• _Exercise requirements_
Omit all images. Transcribe the rest of the material below exactly.

• _Recorded information_
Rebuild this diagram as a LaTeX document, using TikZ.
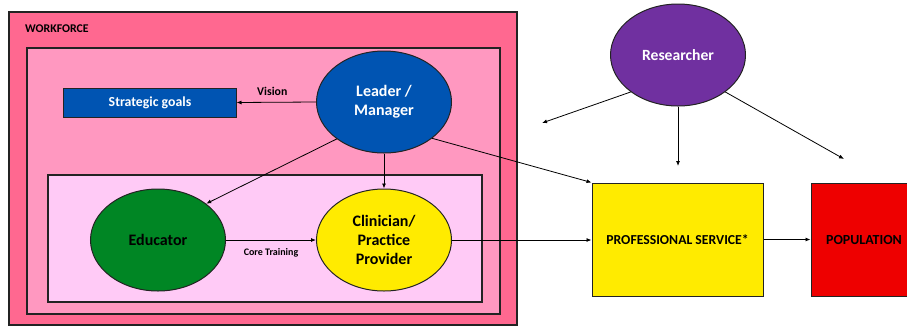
\documentclass[tikz,border=0pt]{standalone}
\usepackage{fontspec}
\setmainfont{Carlito}
\usetikzlibrary{shapes.geometric,arrows.meta}
\definecolor{outerpink}{RGB}{255,104,144}
\definecolor{midpink}{RGB}{255,152,192}
\definecolor{innerpink}{RGB}{255,202,246}
\definecolor{bblue}{RGB}{0,84,178}
\definecolor{bgreen}{RGB}{0,134,36}
\definecolor{byellow}{RGB}{255,235,0}
\definecolor{bpurple}{RGB}{112,48,160}
\definecolor{bred}{RGB}{238,0,0}
\definecolor{edge}{RGB}{35,35,35}
\tikzset{
  frame/.style={draw=edge, line width=1.2bp},
  oval/.style={ellipse, draw=edge, line width=1bp, minimum width=135bp, minimum height=102bp, inner sep=0pt, align=center, font=\fontsize{16bp}{19bp}\selectfont\bfseries},
  boxnode/.style={rectangle, draw=edge, line width=1bp, inner sep=0pt, align=center},
  conn/.style={draw=black, line width=0.8bp, -{Latex[length=5bp,width=4bp]}},
  smalllabel/.style={font=\fontsize{11.8bp}{14bp}\selectfont\bfseries, inner sep=0pt}
}
\begin{document}
\begin{tikzpicture}[x=1bp,y=-1bp]
\useasboundingbox (0,0) rectangle (907,329);
% frames
\draw[frame, fill=outerpink] (9,12) rectangle (517,325);
\draw[frame, fill=midpink] (27,48) rectangle (500,314);
\draw[frame, fill=innerpink] (48,175) rectangle (482,302);
\node[smalllabel, anchor=west] (wf) at (25,29) {WORKFORCE};
% nodes
\node[boxnode, fill=bblue, text=white, minimum width=172bp, minimum height=29bp, font=\fontsize{13.8bp}{16bp}\selectfont\bfseries] (goals) at (150,102.5) {Strategic goals};
\node[oval, fill=bblue, text=white] (leader) at (384,102) {Leader /\\Manager};
\node[oval, fill=bgreen, text=black] (educator) at (158,240) {Educator};
\node[oval, fill=byellow, text=black] (clin) at (384,240) {Clinician/\\Practice\\Provider};
\node[oval, fill=bpurple, text=white, font=\fontsize{15.6bp}{18bp}\selectfont\bfseries] (res) at (678,55) {Researcher};
\node[boxnode, fill=byellow, minimum width=171bp, minimum height=113bp, font=\fontsize{13.7bp}{16bp}\selectfont\bfseries] (prof) at (677.5,239.5) {PROFESSIONAL SERVICE*};
\node[boxnode, fill=bred, minimum width=106bp, minimum height=113bp, font=\fontsize{13.9bp}{16bp}\selectfont\bfseries] (pop) at (864,239.5) {POPULATION};
% free ends
\coordinate (r1) at (542,123);
\coordinate (r2) at (678,166);
\coordinate (r3) at (844,159);
% connectors
\draw[conn] (leader.west) -- node[smalllabel, above=6bp, pos=0.55] {Vision} (goals.east);
\draw[conn] (leader.218) -- (educator.37);
\draw[conn] (leader.south) -- (clin.north);
\draw[conn] (leader.323) -- (prof.north west);
\draw[conn] (educator.east) -- node[below=8bp, inner sep=0pt, font=\fontsize{10bp}{12bp}\selectfont\bfseries] {Core Training} (clin.west);
\draw[conn] (clin.east) -- (clin.east -| prof.west);
\draw[conn] (prof.east) -- (prof.east -| pop.west);
\draw[conn] (res.218) -- (r1);
\draw[conn] (res.south) -- (r2);
\draw[conn] (res.322) -- (r3);
\end{tikzpicture}
\end{document}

• _Response below_
Rebuild this diagram as a LaTeX document, using TikZ.
\documentclass[tikz,border=0pt]{standalone}
\usepackage{fontspec}
\setmainfont{Carlito}
\usetikzlibrary{shapes.geometric,arrows.meta}
\definecolor{outerpink}{RGB}{255,104,144}
\definecolor{midpink}{RGB}{255,152,192}
\definecolor{innerpink}{RGB}{255,202,246}
\definecolor{bblue}{RGB}{0,84,178}
\definecolor{bgreen}{RGB}{0,134,36}
\definecolor{byellow}{RGB}{255,235,0}
\definecolor{bpurple}{RGB}{112,48,160}
\definecolor{bred}{RGB}{238,0,0}
\definecolor{edge}{RGB}{35,35,35}
\tikzset{
  frame/.style={draw=edge, line width=1.2bp},
  oval/.style={ellipse, draw=edge, line width=1bp, minimum width=135bp, minimum height=102bp, inner sep=0pt, align=center, font=\fontsize{16bp}{19bp}\selectfont\bfseries},
  boxnode/.style={rectangle, draw=edge, line width=1bp, inner sep=0pt, align=center},
  conn/.style={draw=black, line width=0.8bp, -{Latex[length=5bp,width=4bp]}},
  smalllabel/.style={font=\fontsize{11.8bp}{14bp}\selectfont\bfseries, inner sep=0pt}
}
\begin{document}
\begin{tikzpicture}[x=1bp,y=-1bp]
\useasboundingbox (0,0) rectangle (907,329);
% frames
\draw[frame, fill=outerpink] (9,12) rectangle (517,325);
\draw[frame, fill=midpink] (27,48) rectangle (500,314);
\draw[frame, fill=innerpink] (48,175) rectangle (482,302);
\node[smalllabel, anchor=west] (wf) at (25,29) {WORKFORCE};
% nodes
\node[boxnode, fill=bblue, text=white, minimum width=172bp, minimum height=29bp, font=\fontsize{13.8bp}{16bp}\selectfont\bfseries] (goals) at (150,102.5) {Strategic goals};
\node[oval, fill=bblue, text=white] (leader) at (384,102) {Leader /\\Manager};
\node[oval, fill=bgreen, text=black] (educator) at (158,240) {Educator};
\node[oval, fill=byellow, text=black] (clin) at (384,240) {Clinician/\\Practice\\Provider};
\node[oval, fill=bpurple, text=white, font=\fontsize{15.6bp}{18bp}\selectfont\bfseries] (res) at (678,55) {Researcher};
\node[boxnode, fill=byellow, minimum width=171bp, minimum height=113bp, font=\fontsize{13.7bp}{16bp}\selectfont\bfseries] (prof) at (677.5,239.5) {PROFESSIONAL SERVICE*};
\node[boxnode, fill=bred, minimum width=106bp, minimum height=113bp, font=\fontsize{13.9bp}{16bp}\selectfont\bfseries] (pop) at (864,239.5) {POPULATION};
% free ends
\coordinate (r1) at (542,123);
\coordinate (r2) at (678,166);
\coordinate (r3) at (844,159);
% connectors
\draw[conn] (leader.west) -- node[smalllabel, above=6bp, pos=0.55] {Vision} (goals.east);
\draw[conn] (leader.218) -- (educator.37);
\draw[conn] (leader.south) -- (clin.north);
\draw[conn] (leader.323) -- (prof.north west);
\draw[conn] (educator.east) -- node[below=8bp, inner sep=0pt, font=\fontsize{10bp}{12bp}\selectfont\bfseries] {Core Training} (clin.west);
\draw[conn] (clin.east) -- (clin.east -| prof.west);
\draw[conn] (prof.east) -- (prof.east -| pop.west);
\draw[conn] (res.218) -- (r1);
\draw[conn] (res.south) -- (r2);
\draw[conn] (res.322) -- (r3);
\end{tikzpicture}
\end{document}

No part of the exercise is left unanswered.